Items from a dataset
▼▼▼

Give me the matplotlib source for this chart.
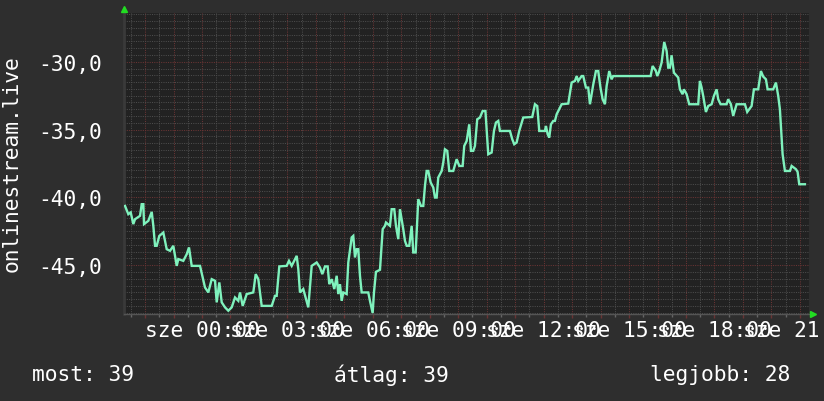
import matplotlib
matplotlib.use("Agg")
import matplotlib.pyplot as plt
from matplotlib.ticker import MultipleLocator, FixedLocator, NullFormatter

# time in hours relative to midnight (negative = previous evening), rank value
times = [-2.704, -2.588, -2.504, -2.413, -2.353, -2.177, -2.118, -2.061, -2.037, -1.886,
         -1.766, -1.710, -1.650, -1.591, -1.500, -1.359, -1.299, -1.240, -1.124, -1.008,
         -0.888, -0.832, -0.657, -0.537, -0.457, -0.362, -0.070, 0.105, 0.221, 0.341,
         0.457, 0.516, 0.608, 0.692, 0.808, 0.924, 1.043, 1.159, 1.275, 1.334,
         1.429, 1.570, 1.801, 1.886, 1.977, 2.096, 2.448, 2.564, 2.623, 2.715,
         2.974, 3.055, 3.150, 3.326, 3.382, 3.441, 3.557, 3.652, 3.733, 3.852,
         4.028, 4.144, 4.225, 4.319, 4.414, 4.470, 4.555, 4.646, 4.730, 4.786,
         4.846, 4.906, 4.962, 5.081, 5.138, 5.257, 5.313, 5.373, 5.433, 5.489,
         5.548, 5.608, 5.840, 5.899, 5.994, 6.040, 6.110, 6.251, 6.346, 6.426,
         6.462, 6.602, 6.662, 6.753, 6.813, 6.894, 6.953, 7.069, 7.129, 7.189,
         7.280, 7.364, 7.420, 7.505, 7.596, 7.691, 7.772, 7.831, 7.891, 7.947,
         8.031, 8.123, 8.182, 8.242, 8.298, 8.418, 8.474, 8.533, 8.614, 8.684,
         8.825, 8.944, 9.036, 9.155, 9.211, 9.295, 9.387, 9.446, 9.527, 9.587,
         9.667, 9.762, 9.857, 9.955, 10.054, 10.173, 10.254, 10.324, 10.405, 10.465,
         10.816, 10.897, 10.967, 11.051, 11.142, 11.283, 11.599, 11.694, 11.775, 11.845,
         12.045, 12.080, 12.140, 12.196, 12.256, 12.337, 12.396, 12.456, 12.632, 12.864,
         12.983, 13.099, 13.159, 13.215, 13.334, 13.390, 13.485, 13.566, 13.626, 13.743,
         13.836, 13.917, 13.994, 14.071, 14.152, 14.212, 14.303, 14.387, 14.443, 15.757,
         15.827, 15.943, 15.989, 16.048, 16.143, 16.235, 16.319, 16.375, 16.435, 16.494,
         16.575, 16.726, 16.786, 16.880, 16.926, 17.021, 17.113, 17.429, 17.488, 17.548,
         17.604, 17.699, 17.780, 17.899, 17.980, 18.075, 18.131, 18.215, 18.426, 18.482,
         18.577, 18.658, 18.777, 19.069, 19.150, 19.304, 19.385, 19.536, 19.631, 19.712,
         19.807, 19.866, 20.063, 20.158, 20.239, 20.298, 20.393, 20.474, 20.650, 20.710,
         20.861, 20.920, 20.977, 21.177]
ranks = [40.63, 41.24, 41.11, 41.97, 41.61, 41.36, 40.50, 40.50, 41.97, 41.73,
         41.07, 42.10, 43.57, 43.57, 42.84, 42.59, 43.21, 43.82, 43.94, 43.57,
         45.05, 44.55, 44.68, 44.19, 43.69, 45.05, 45.05, 46.64, 47.01, 46.03,
         46.15, 47.74, 46.27, 47.74, 48.11, 48.36, 48.11, 47.38, 47.63, 47.01,
         48.00, 47.13, 47.01, 45.66, 46.03, 48.00, 48.00, 47.26, 47.26, 45.09,
         45.05, 44.68, 45.05, 44.31, 45.29, 47.01, 46.76, 47.50, 48.11, 45.05,
         44.80, 45.17, 45.66, 45.09, 45.09, 46.40, 46.03, 46.76, 45.78, 47.13,
         46.40, 47.63, 47.01, 47.13, 44.80, 42.95, 42.84, 44.43, 43.82, 43.82,
         45.78, 47.01, 47.01, 47.63, 48.53, 47.01, 45.49, 45.34, 42.34, 42.10,
         41.85, 42.10, 40.87, 40.87, 42.10, 43.08, 40.87, 42.34, 43.21, 43.57,
         43.57, 42.10, 44.06, 44.06, 40.13, 40.63, 40.63, 39.15, 38.05, 38.05,
         38.90, 39.27, 40.01, 40.01, 38.53, 38.05, 37.43, 36.45, 36.57, 38.05,
         38.05, 37.18, 37.68, 37.68, 36.20, 35.84, 34.61, 36.57, 36.57, 36.20,
         34.24, 34.11, 33.63, 33.63, 36.82, 36.69, 35.10, 34.48, 34.36, 35.10,
         35.10, 35.71, 36.08, 35.95, 35.10, 34.11, 34.07, 33.13, 33.26, 35.10,
         35.10, 34.73, 35.34, 35.59, 34.61, 34.36, 34.36, 33.87, 33.13, 33.08,
         31.53, 31.41, 31.05, 31.41, 31.05, 31.05, 31.90, 31.90, 33.13, 31.66,
         30.68, 30.68, 31.88, 32.76, 33.13, 31.78, 30.68, 31.29, 31.05, 31.05,
         30.31, 30.68, 31.05, 30.77, 30.06, 28.54, 29.20, 30.43, 30.43, 29.52,
         30.80, 31.16, 32.03, 32.39, 32.03, 32.39, 33.13, 33.13, 31.41, 31.90,
         32.52, 33.70, 33.26, 33.13, 32.52, 32.03, 32.76, 33.13, 33.13, 32.76,
         33.13, 33.99, 33.13, 33.13, 33.70, 33.26, 32.03, 32.03, 30.68, 31.09,
         31.29, 32.03, 32.03, 31.53, 32.52, 33.50, 36.82, 38.05, 38.05, 37.68,
         37.92, 38.12, 39.03, 39.03]

x_label_hours = [0, 3, 6, 9, 12, 15, 18, 21]
x_labels = ["sze 00:00", "sze 03:00", "sze 06:00", "sze 09:00",
            "sze 12:00", "sze 15:00", "sze 18:00", "sze 21:00"]
y_ticks = [-45, -40, -35, -30]
y_tick_labels = ["-45,0", "-40,0", "-35,0", "-30,0"]
y_title = "onlinestream.live"
stats = ["most: 39", "átlag: 39", "legjobb: 28"]

FONT = "DejaVu Sans Mono"
FS = 15.3
BG = "#2e2e2e"
PLOT_BG = "#222222"
LINE = "#7ff2bd"

fig = plt.figure(figsize=(8.24, 4.02), dpi=100, facecolor=BG)
ax = fig.add_axes([124 / 824, 1 - 315 / 402, (809 - 124) / 824, (315 - 14) / 402])
ax.set_facecolor(PLOT_BG)

values = [-r for r in ranks]
ax.plot(times, values, color=LINE, lw=1.7, solid_joinstyle="miter", zorder=3)

ax.set_xlim(-2.74, 21.32)
ax.set_ylim(-48.6, -26.4)

ax.xaxis.set_major_locator(MultipleLocator(1))
ax.xaxis.set_minor_locator(MultipleLocator(0.5))
ax.yaxis.set_major_locator(FixedLocator(y_ticks))
ax.yaxis.set_minor_locator(MultipleLocator(0.5))
ax.xaxis.set_major_formatter(NullFormatter())
ax.set_yticklabels(y_tick_labels)

ax.grid(which="minor", color="#4c4c4c", linestyle=(0, (1, 1.2)), linewidth=0.75, zorder=1)
ax.grid(which="major", color="#6a3434", linestyle=(0, (1, 1.2)), linewidth=0.75, zorder=2)
ax.set_axisbelow(True)

for s in ["top", "right"]:
    ax.spines[s].set_visible(False)
ax.spines["left"].set_color("#3a3a3a")
ax.spines["left"].set_linewidth(2)
ax.spines["bottom"].set_color("#555555")
ax.spines["bottom"].set_linewidth(1)

ax.tick_params(axis="y", which="both", length=0, pad=16, labelsize=FS, labelcolor="white")
for lab in ax.get_yticklabels():
    lab.set_fontfamily(FONT)
ax.tick_params(axis="x", which="major", length=3, color="#6a3434", width=1)
ax.tick_params(axis="x", which="minor", length=2, color="#666666", width=1)

for h, lab in zip(x_label_hours, x_labels):
    ax.text(h, -0.053, lab, transform=ax.get_xaxis_transform(), ha="center", va="center",
            fontsize=FS, fontfamily=FONT, color="white", clip_on=False)

fig.text(12 / 824, 1 - 164 / 402, y_title, rotation=90, ha="center", va="center",
         fontsize=FS, fontfamily=FONT, color="white")

fig.text(32 / 824, 1 - 375 / 402, stats[0], ha="left", va="center",
         fontsize=FS, fontfamily=FONT, color="white")
fig.text(334 / 824, 1 - 375 / 402, stats[1], ha="left", va="center",
         fontsize=FS, fontfamily=FONT, color="white")
fig.text(650 / 824, 1 - 375 / 402, stats[2], ha="left", va="center",
         fontsize=FS, fontfamily=FONT, color="white")

# axis arrows
fig.lines.append(plt.Line2D([124.5 / 824], [1 - 10 / 402], marker="^", markersize=5,
                            color="#22dd22", transform=fig.transFigure, figure=fig))
fig.lines.append(plt.Line2D([813 / 824], [1 - 315 / 402], marker=">", markersize=5,
                            color="#22dd22", transform=fig.transFigure, figure=fig))

fig.savefig("out.png", dpi=100, facecolor=BG)
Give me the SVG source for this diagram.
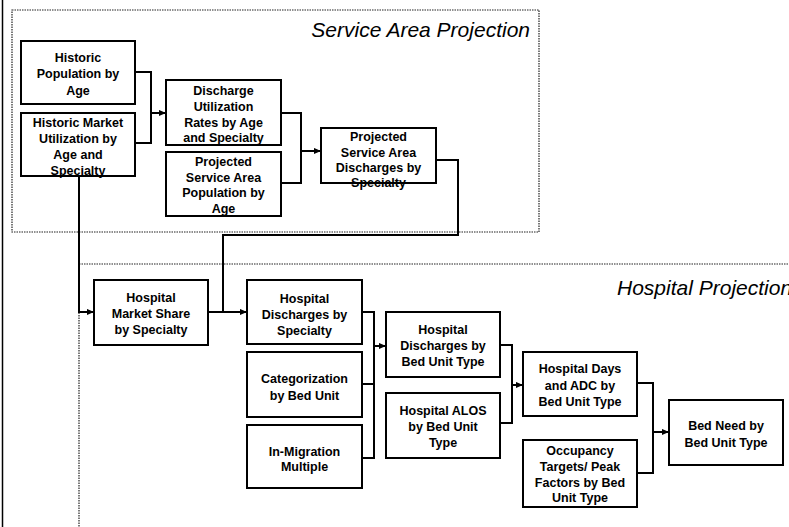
<svg xmlns="http://www.w3.org/2000/svg" width="789" height="527" viewBox="0 0 789 527">
<defs>
<marker id="ah" viewBox="0 0 8 8" refX="8" refY="4" markerWidth="7" markerHeight="7" markerUnits="userSpaceOnUse" orient="auto">
<path d="M0,0.5 L8,4 L0,7.5 Z" fill="#000"/>
</marker>
<style>
.box{fill:#fff;stroke:#000;stroke-width:2}
.lbl{font-family:"Liberation Sans",Arial,sans-serif;font-size:12.5px;font-weight:bold;text-anchor:middle;fill:#000}
.title{font-family:"Liberation Sans",Arial,sans-serif;font-size:21px;font-style:italic;fill:#000}
.dot{fill:none;stroke:#222;stroke-width:1.2;stroke-dasharray:1.5 1}
.con{fill:none;stroke:#000;stroke-width:2}
.arr{fill:none;stroke:#000;stroke-width:2;marker-end:url(#ah)}
</style>
</defs>
<rect width="789" height="527" fill="#fff"/>
<line x1="2.5" y1="0" x2="2.5" y2="527" stroke="#000" stroke-width="1.5"/>
<g id="service-area-region">
<rect class="dot" x="12" y="10" width="527" height="222"/>
<text class="title" x="530" y="37" text-anchor="end">Service Area Projection</text>
</g>
<g id="hospital-region">
<rect class="dot" x="79" y="264" width="800" height="400"/>
<text class="title" x="617" y="295">Hospital Projection</text>
</g>
<g id="connectors">
<path class="con" d="M135,72 H151 V143 H135"/>
<path class="arr" d="M151,113 H166"/>
<path class="con" d="M281,113 H301 V183 H281"/>
<path class="arr" d="M301,151 H321"/>
<path class="con" d="M436,160 H458 V235 H223 V312"/>
<path class="arr" d="M208,312 H247"/>
<path class="con" d="M79,176 V312"/>
<path class="arr" d="M78,312 H94"/>
<path class="con" d="M362,312 H374 V458 H362"/>
<path class="con" d="M362,384 H374"/>
<path class="arr" d="M374,346 H386"/>
<path class="con" d="M500,345 H512 V423 H500"/>
<path class="arr" d="M512,385 H523"/>
<path class="con" d="M637,383 H653 V473 H637"/>
<path class="arr" d="M653,432 H669"/>
</g>
<g id="n1">
<rect class="box" x="21" y="41" width="114" height="63"/>
<text class="lbl" x="78" y="61.5">Historic</text>
<text class="lbl" x="78" y="78">Population by</text>
<text class="lbl" x="78" y="94.5">Age</text>
</g>
<g id="n2">
<rect class="box" x="21" y="113" width="114" height="63"/>
<text class="lbl" x="78" y="126.5">Historic Market</text>
<text class="lbl" x="78" y="142.5">Utilization by</text>
<text class="lbl" x="78" y="158.5">Age and</text>
<text class="lbl" x="78" y="174.5">Specialty</text>
</g>
<g id="n3">
<rect class="box" x="166" y="80" width="115" height="65"/>
<text class="lbl" x="223.5" y="94.5">Discharge</text>
<text class="lbl" x="223.5" y="110.5">Utilization</text>
<text class="lbl" x="223.5" y="126.5">Rates by Age</text>
<text class="lbl" x="223.5" y="142">and Specialty</text>
</g>
<g id="n4">
<rect class="box" x="166" y="152" width="115" height="64"/>
<text class="lbl" x="223.5" y="166">Projected</text>
<text class="lbl" x="223.5" y="181.5">Service Area</text>
<text class="lbl" x="223.5" y="197">Population by</text>
<text class="lbl" x="223.5" y="213">Age</text>
</g>
<g id="n5">
<rect class="box" x="321" y="128" width="115" height="55"/>
<text class="lbl" x="378.5" y="141">Projected</text>
<text class="lbl" x="378.5" y="156.5">Service Area</text>
<text class="lbl" x="378.5" y="172">Discharges by</text>
<text class="lbl" x="378.5" y="187">Specialty</text>
</g>
<g id="n6">
<rect class="box" x="94" y="280" width="114" height="65"/>
<text class="lbl" x="151" y="301.5">Hospital</text>
<text class="lbl" x="151" y="317.5">Market Share</text>
<text class="lbl" x="151" y="333.5">by Specialty</text>
</g>
<g id="n7">
<rect class="box" x="247" y="280" width="115" height="64"/>
<text class="lbl" x="304.5" y="302.5">Hospital</text>
<text class="lbl" x="304.5" y="318.5">Discharges by</text>
<text class="lbl" x="304.5" y="334.5">Specialty</text>
</g>
<g id="n8">
<rect class="box" x="247" y="352" width="115" height="65"/>
<text class="lbl" x="304.5" y="382.5">Categorization</text>
<text class="lbl" x="304.5" y="399.5">by Bed Unit</text>
</g>
<g id="n9">
<rect class="box" x="247" y="425" width="115" height="63"/>
<text class="lbl" x="304.5" y="455.5">In-Migration</text>
<text class="lbl" x="304.5" y="471">Multiple</text>
</g>
<g id="n10">
<rect class="box" x="386" y="312" width="114" height="65"/>
<text class="lbl" x="443" y="333.5">Hospital</text>
<text class="lbl" x="443" y="350">Discharges by</text>
<text class="lbl" x="443" y="366">Bed Unit Type</text>
</g>
<g id="n11">
<rect class="box" x="386" y="393" width="114" height="65"/>
<text class="lbl" x="443" y="414.5">Hospital ALOS</text>
<text class="lbl" x="443" y="430.5">by Bed Unit</text>
<text class="lbl" x="443" y="446.5">Type</text>
</g>
<g id="n12">
<rect class="box" x="523" y="352" width="114" height="64"/>
<text class="lbl" x="580" y="372.5">Hospital Days</text>
<text class="lbl" x="580" y="389.5">and ADC by</text>
<text class="lbl" x="580" y="406">Bed Unit Type</text>
</g>
<g id="n13">
<rect class="box" x="523" y="440" width="114" height="67"/>
<text class="lbl" x="580" y="454.5">Occupancy</text>
<text class="lbl" x="580" y="470.5">Targets/ Peak</text>
<text class="lbl" x="580" y="486.5">Factors by Bed</text>
<text class="lbl" x="580" y="502">Unit Type</text>
</g>
<g id="n14">
<rect class="box" x="669" y="400" width="114" height="65"/>
<text class="lbl" x="726" y="430">Bed Need by</text>
<text class="lbl" x="726" y="447">Bed Unit Type</text>
</g>
</svg>
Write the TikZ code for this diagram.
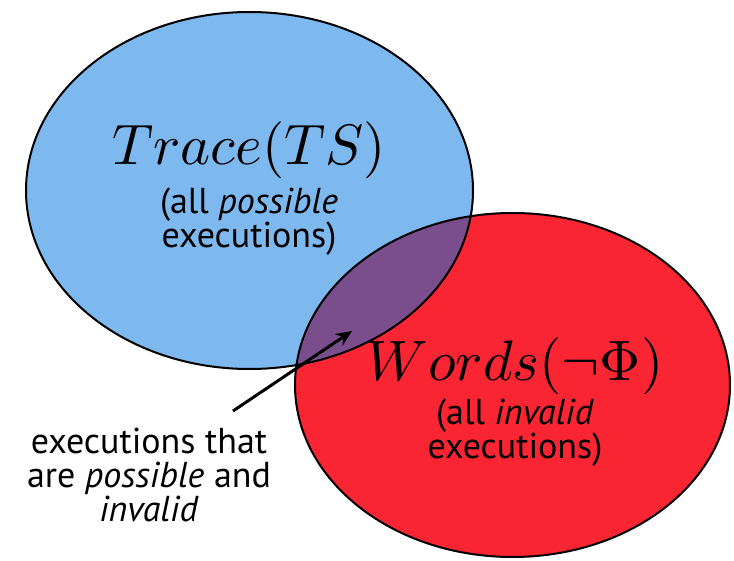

▲▲▲

#### Aim of the task
Every line from the start of the listing above through the line with "from matplotlib.ticker import" should be repeated exactly; skip the pictures and add nothing else.

#### Finished answer
Give me the matplotlib source for this chart.
import matplotlib
matplotlib.use("Agg")
import matplotlib.pyplot as plt
from matplotlib.ticker import MultipleLocator, FixedLocator, NullFormatter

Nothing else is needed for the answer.